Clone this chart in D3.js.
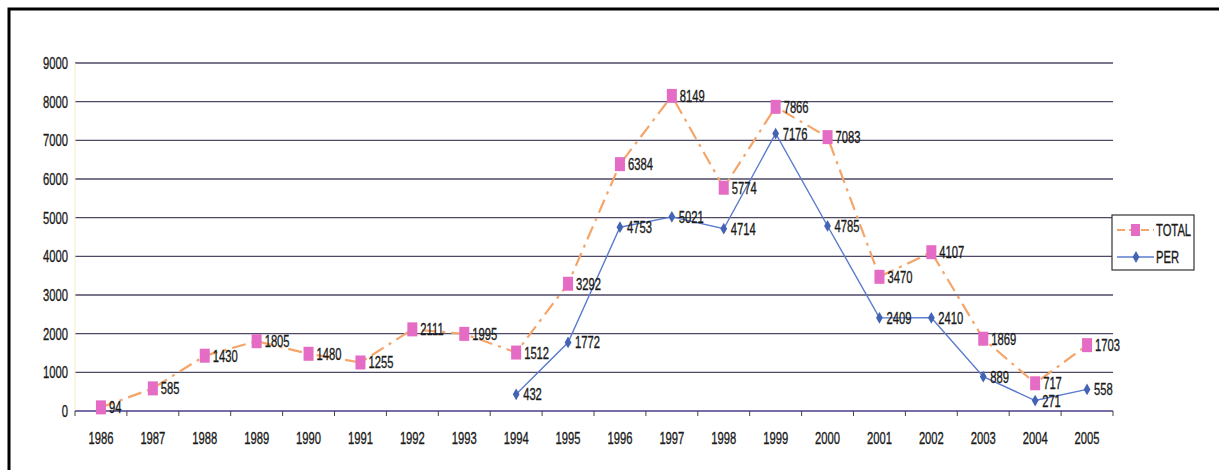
<!DOCTYPE html>
<html>
<head>
<meta charset="utf-8">
<script src="https://cdn.jsdelivr.net/npm/d3@7"></script>
<style>
  body { margin: 0; background: #fff; }
  svg text { font-family: "Liberation Sans", Arial, sans-serif; fill: #1a1a1a; stroke: #1a1a1a; stroke-width: 0.35px; font-size: 17px; }
</style>
</head>
<body>
<div id="chart"></div>
<script>
// data
let years = ["1986","1987","1988","1989","1990","1991","1992","1993","1994","1995",
             "1996","1997","1998","1999","2000","2001","2002","2003","2004","2005"];
let totalValues = [94, 585, 1430, 1805, 1480, 1255, 2111, 1995, 1512, 3292,
                   6384, 8149, 5774, 7866, 7083, 3470, 4107, 1869, 717, 1703];
// PER only starts in 1994
let perYears = ["1994","1995","1996","1997","1998","1999","2000","2001","2002","2003","2004","2005"];
let perValues = [432, 1772, 4753, 5021, 4714, 7176, 4785, 2409, 2410, 889, 271, 558];
let yTicks = [0, 1000, 2000, 3000, 4000, 5000, 6000, 7000, 8000, 9000];

let w = 1219, h = 470;
let margin = {top: 63, right: 106, bottom: 59, left: 75};
let width = w - margin.left - margin.right,
    height = h - margin.top - margin.bottom;

// the scan squeezes the type sideways, so every label is narrowed
let squeeze = 0.66;
function narrowText(sel, fx, fy) {
  sel.attr("transform", function(d, i) {
    return "translate(" + fx(d, i) + "," + fy(d, i) + ") scale(" + squeeze + ",1)";
  });
}

let svg = d3.select("#chart").append("svg")
    .attr("width", w)
    .attr("height", h);

// frame of the scanned page (right/bottom run off the picture)
svg.append("rect")
    .attr("x", 9).attr("y", 9)
    .attr("width", w + 20).attr("height", h + 20)
    .attr("fill", "none")
    .attr("stroke", "#000")
    .attr("stroke-width", 3);

let viz = svg.append("g")
    .attr("transform", "translate(" + margin.left + "," + margin.top + ")");

let xScale = d3.scaleBand().domain(years).range([0, width]);
let yScale = d3.scaleLinear().domain([0, 9000]).range([height, 0]);
let cx = d => xScale(d) + xScale.bandwidth() / 2;

// gridlines
viz.append("g").attr("class", "grid")
  .selectAll("line")
  .data(yTicks.filter(d => d > 0))
  .enter().append("line")
    .attr("x1", 0).attr("x2", width)
    .attr("y1", d => yScale(d)).attr("y2", d => yScale(d))
    .attr("stroke", "#4f4866")
    .attr("stroke-width", 1.4);

// y axis (faint line + labels)
viz.append("line")
    .attr("x1", 0).attr("x2", 0)
    .attr("y1", 0).attr("y2", height)
    .attr("stroke", "#f3ecc8");
let yLabels = viz.append("g").attr("class", "yaxis")
  .selectAll("text")
  .data(yTicks)
  .enter().append("text")
    .attr("text-anchor", "end")
    .text(d => d3.format("d")(d));
narrowText(yLabels, d => -7, d => yScale(d) + 6);

// x axis: ticks sit between categories
let xAxisGroup = viz.append("g").attr("class", "xaxis")
    .attr("transform", "translate(0," + height + ")");
xAxisGroup.append("line")
    .attr("x1", 0).attr("x2", width)
    .attr("stroke", "#4a3f8a").attr("stroke-width", 1.4);
xAxisGroup.selectAll(".tk")
  .data(years.concat(["end"]))
  .enter().append("line")
    .attr("class", "tk")
    .attr("x1", (d, i) => i * xScale.bandwidth())
    .attr("x2", (d, i) => i * xScale.bandwidth())
    .attr("y1", 0).attr("y2", 5)
    .attr("stroke", "#444").attr("stroke-width", 1);
let xLabels = xAxisGroup.selectAll(".lbl")
  .data(years)
  .enter().append("text")
    .attr("class", "lbl")
    .attr("text-anchor", "middle")
    .text(d => d);
narrowText(xLabels, d => cx(d), d => 33);

// lines
let line = d3.line().x(d => cx(d[0])).y(d => yScale(d[1]));
let totalData = years.map((y, i) => [y, totalValues[i]]);
let perData = perYears.map((y, i) => [y, perValues[i]]);

viz.append("path")
    .datum(totalData)
    .attr("fill", "none")
    .attr("stroke", "#f4a56a")
    .attr("stroke-width", 2.2)
    .attr("stroke-dasharray", "14,6,3,6")
    .attr("d", line);

viz.append("path")
    .datum(perData)
    .attr("fill", "none")
    .attr("stroke", "#5b7ccc")
    .attr("stroke-width", 1.4)
    .attr("d", line);

// markers
viz.selectAll(".sq")
  .data(totalData)
  .enter().append("rect")
    .attr("class", "sq")
    .attr("x", d => cx(d[0]) - 5)
    .attr("y", d => yScale(d[1]) - 7)
    .attr("width", 10).attr("height", 14)
    .attr("fill", "#e56cc4");

viz.selectAll(".dia")
  .data(perData)
  .enter().append("path")
    .attr("class", "dia")
    .attr("transform", d => "translate(" + cx(d[0]) + "," + yScale(d[1]) + ")")
    .attr("d", d3.symbol().type(d3.symbolDiamond).size(40))
    .attr("fill", "#4363b4");

// data labels
let tl = viz.selectAll(".tl")
  .data(totalData)
  .enter().append("text")
    .attr("class", "tl")
    .text(d => d[1]);
narrowText(tl, d => cx(d[0]) + 8, d => yScale(d[1]) + 6);

let pl = viz.selectAll(".pl")
  .data(perData)
  .enter().append("text")
    .attr("class", "pl")
    .text(d => d[1]);
narrowText(pl, d => cx(d[0]) + 7, d => yScale(d[1]) + 6);

// legend
let legend = svg.append("g").attr("transform", "translate(1112,215)");
legend.append("rect")
    .attr("width", 82).attr("height", 55)
    .attr("fill", "#fff")
    .attr("stroke", "#333").attr("stroke-width", 1.2);
let items = [
  {name: "TOTAL", y: 15, stroke: "#f4a56a", dash: "8,4", marker: "sq"},
  {name: "PER", y: 42, stroke: "#5b7ccc", dash: null, marker: "dia"}
];
items.forEach(it => {
  legend.append("line")
    .attr("x1", 5).attr("x2", 42)
    .attr("y1", it.y).attr("y2", it.y)
    .attr("stroke", it.stroke)
    .attr("stroke-width", it.marker == "sq" ? 2.2 : 1.4)
    .attr("stroke-dasharray", it.dash);
  if (it.marker == "sq") {
    legend.append("rect").attr("x", 19).attr("y", it.y - 6)
      .attr("width", 9).attr("height", 12).attr("fill", "#e56cc4");
  } else {
    legend.append("path")
      .attr("transform", "translate(24," + it.y + ")")
      .attr("d", d3.symbol().type(d3.symbolDiamond).size(40))
      .attr("fill", "#4363b4");
  }
  legend.append("text")
    .attr("transform", "translate(44," + (it.y + 6) + ") scale(" + squeeze + ",1)")
    .text(it.name);
});
</script>
</body>
</html>
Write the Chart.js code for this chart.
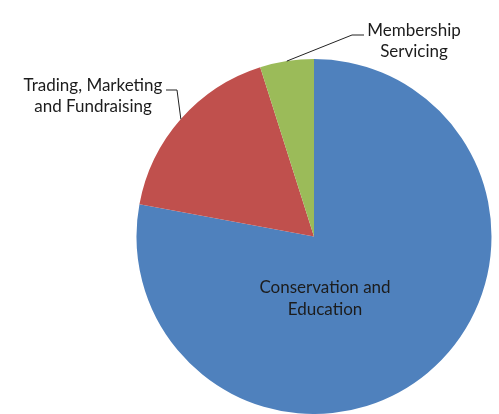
<!DOCTYPE html>
<html>
<head>
<meta charset="utf-8">
<script src="https://cdn.jsdelivr.net/npm/chart.js@4/dist/chart.umd.min.js"></script>
<style>
  html, body { margin: 0; padding: 0; background: #fff; }
  canvas { display: block; }
</style>
</head>
<body>
<canvas id="myChart" width="499" height="414"></canvas>
<script>
const categories = ['Conservation and Education', 'Trading, Marketing and Fundraising', 'Membership Servicing'];
const shares = [77.9, 17.2, 4.9];
const sliceColors = ['#4F81BD', '#C0504D', '#9BBB59'];

// label placement per slice: text lines, text centre, where the leader elbow goes
const labelSetup = [
    { lines: ['Conservation and', 'Education'], inside: true, dx: 11, dy: 51 },
    { lines: ['Trading, Marketing', 'and Fundraising'], tx: 93, ty: 86, elbow: [177, 90], tail: [166, 90] },
    { lines: ['Membership', 'Servicing'], tx: 414, ty: 31, elbow: [352, 35], tail: [364, 35] }
];

const labelPlugin = {
    id: 'pieLabels',
    afterDraw(chart) {
        const ctx = chart.ctx;
        const arcs = chart.getDatasetMeta(0).data;
        ctx.save();
        ctx.font = "17px 'Lato', 'Open Sans', sans-serif";
        ctx.fillStyle = '#1c1c1c';
        ctx.textAlign = 'center';
        ctx.textBaseline = 'middle';
        arcs.forEach((arc, i) => {
            const cfg = labelSetup[i];
            if (cfg.inside) {
                const x = arc.x + cfg.dx;
                const y = arc.y + cfg.dy;
                ctx.fillText(cfg.lines[0], x, y);
                ctx.fillText(cfg.lines[1], x, y + 22);
                return;
            }
            const mid = (arc.startAngle + arc.endAngle) / 2;
            const ax = arc.x + Math.cos(mid) * arc.outerRadius;
            const ay = arc.y + Math.sin(mid) * arc.outerRadius;
            ctx.strokeStyle = '#222';
            ctx.lineWidth = 1;
            ctx.beginPath();
            ctx.moveTo(ax, ay);
            ctx.lineTo(cfg.elbow[0], cfg.elbow[1]);
            ctx.lineTo(cfg.tail[0], cfg.tail[1]);
            ctx.stroke();
            ctx.fillText(cfg.lines[0], cfg.tx, cfg.ty);
            ctx.fillText(cfg.lines[1], cfg.tx, cfg.ty + 21);
        });
        ctx.restore();
    }
};

const ctx = document.getElementById('myChart').getContext('2d');
const myChart = new Chart(ctx, {
    type: 'pie',
    data: {
        labels: categories,
        datasets: [{
            data: shares,
            backgroundColor: sliceColors,
            hoverBackgroundColor: sliceColors,
            borderWidth: 0,
            hoverOffset: 0
        }]
    },
    options: {
        responsive: false,
        animation: false,
        layout: {
            padding: { left: 136, right: 7, top: 59, bottom: 0 }
        },
        plugins: {
            legend: { display: false },
            tooltip: { enabled: false }
        }
    },
    plugins: [labelPlugin]
});
</script>
</body>
</html>
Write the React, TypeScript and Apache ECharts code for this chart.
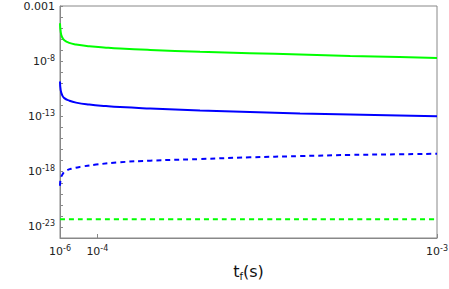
import React, { useEffect, useRef } from "react";
import * as echarts from "echarts";

// time t_f (s) for the solid curves
const tSolid = [1e-6, 2.9e-6, 6.3e-6, 1.24e-5, 2.56e-5, 4.34e-5, 7.86e-5, 1.23e-4, 1.6e-4, 2.4e-4, 3.72e-4, 5.04e-4, 6.37e-4, 7.7e-4, 9.0e-4, 1e-3];
const greenSolid = [2.7e-5, 4.6e-6, 1.6e-6, 8.1e-7, 4.6e-7, 3.3e-7, 2.3e-7, 1.7e-7, 1.4e-7, 1.05e-7, 7.2e-8, 5.4e-8, 4.0e-8, 3.0e-8, 2.4e-8, 2.0e-8];
const blueSolid = [1.5e-10, 2.3e-11, 9.3e-12, 4.6e-12, 2.7e-12, 1.8e-12, 1.2e-12, 8.7e-13, 7.1e-13, 5.3e-13, 3.5e-13, 2.6e-13, 1.9e-13, 1.5e-13, 1.2e-13, 1.07e-13];

// time t_f (s) for the blue dashed curve
const tBlueDashed = [1e-6, 2.9e-6, 8.2e-6, 1.69e-5, 3.47e-5, 6.12e-5, 9.64e-5, 1.58e-4, 2.4e-4, 3.72e-4, 5.04e-4, 6.37e-4, 7.7e-4, 9.0e-4, 1e-3];
const blueDashed = [5.4e-20, 2.2e-19, 6.2e-19, 1.2e-18, 2.0e-18, 3.0e-18, 4.4e-18, 7.1e-18, 1.0e-17, 1.4e-17, 2.0e-17, 2.6e-17, 3.3e-17, 3.8e-17, 4.2e-17];

const tGreenDashed = [1e-6, 2.5e-4, 5.0e-4, 7.5e-4, 1e-3];
const greenDashed = [5e-23, 5e-23, 5e-23, 5e-23, 5e-23];

const xTicks = [1e-6, 1e-4, 1e-3];
const yLabelExps = [-3, -8, -13, -18, -23];

const zip = (xs: number[], ys: number[]) => xs.map((x, i) => [x, ys[i]]);

export default function App() {
  const ref = useRef<HTMLDivElement>(null);
  useEffect(() => {
    document.body.style.margin = "0";
    const chart = echarts.init(ref.current!, null, { renderer: "svg" });
    const font = "DejaVu Sans";
    const rich = {
      b: { fontFamily: font, fontSize: 11, color: "#222" },
      sup: { fontFamily: font, fontSize: 8, color: "#222", verticalAlign: "bottom", padding: [0, 0, 6, 0] },
    };
    const line = (name: string, data: number[][], color: string, dashed: boolean) => ({
      name,
      type: "line",
      data,
      showSymbol: false,
      smooth: 0.5,
      lineStyle: { color, width: 2, type: dashed ? [5, 4] : "solid" },
      itemStyle: { color },
    });
    chart.setOption({
      animation: false,
      grid: { left: 60, right: 12, top: 6, bottom: 51, show: true, borderColor: "#888", borderWidth: 1, outerBoundsMode: "none" },
      xAxis: {
        type: "value",
        min: 1e-6,
        max: 1e-3,
        name: "t{sub|f}(s)",
        nameLocation: "middle",
        nameGap: 23,
        nameTextStyle: {
          fontFamily: font,
          fontSize: 16,
          color: "#111",
          rich: {
            sub: { fontFamily: font, fontSize: 10, color: "#111", verticalAlign: "top", padding: [10, 0, 0, 0] },
          },
        },
        axisLine: { lineStyle: { color: "#888" } },
        axisTick: { inside: true, length: 4, lineStyle: { color: "#888" }, customValues: xTicks },
        splitLine: { show: false },
        axisLabel: {
          customValues: xTicks,
          margin: 6,
          formatter: (v: number) => `{b|10}{sup|${Math.round(Math.log10(v))}}`,
          rich,
        },
      },
      yAxis: {
        type: "log",
        logBase: 10,
        min: 1e-24,
        max: 1e-3,
        interval: 1,
        name: "-Γ",
        nameLocation: "middle",
        nameRotate: 90,
        nameGap: 50,
        nameTextStyle: { fontFamily: font, fontSize: 14, color: "#111" },
        axisLine: { show: true, lineStyle: { color: "#888" } },
        axisTick: { show: true, inside: true, length: 3, lineStyle: { color: "#888" } },
        splitLine: { show: false },
        axisLabel: {
          margin: 5,
          showMinLabel: true,
          showMaxLabel: true,
          hideOverlap: false,
          formatter: (v: number) => {
            const e = Math.round(Math.log10(v));
            if (!yLabelExps.includes(e)) return "";
            if (e === -3) return "{b|0.001}";
            return `{b|10}{sup|${e}}`;
          },
          rich,
        },
      },
      series: [
        line("green solid", zip(tSolid, greenSolid), "#00ff00", false),
        line("blue solid", zip(tSolid, blueSolid), "#0000ff", false),
        line("blue dashed", zip(tBlueDashed, blueDashed), "#0000ff", true),
        line("green dashed", zip(tGreenDashed, greenDashed), "#00ff00", true),
      ],
    });
    return () => chart.dispose();
  }, []);
  return <div ref={ref} style={{ width: 449, height: 289 }} />;
}
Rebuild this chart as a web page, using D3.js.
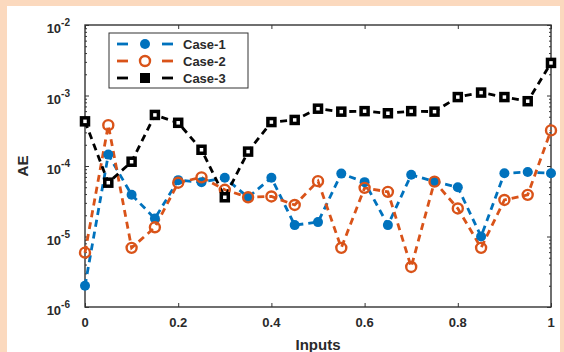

+++

▶ _WHAT THE TASK REQUIRES_
Gather all lines of the records that include the word "this".

▶ _ANSWER FOR THE TASK_
Clone this chart in D3.js.
Write the Chart.js code for this chart.
Write the React, TypeScript and Apache ECharts code for this chart.
Rebuild this chart as a web page, using D3.js.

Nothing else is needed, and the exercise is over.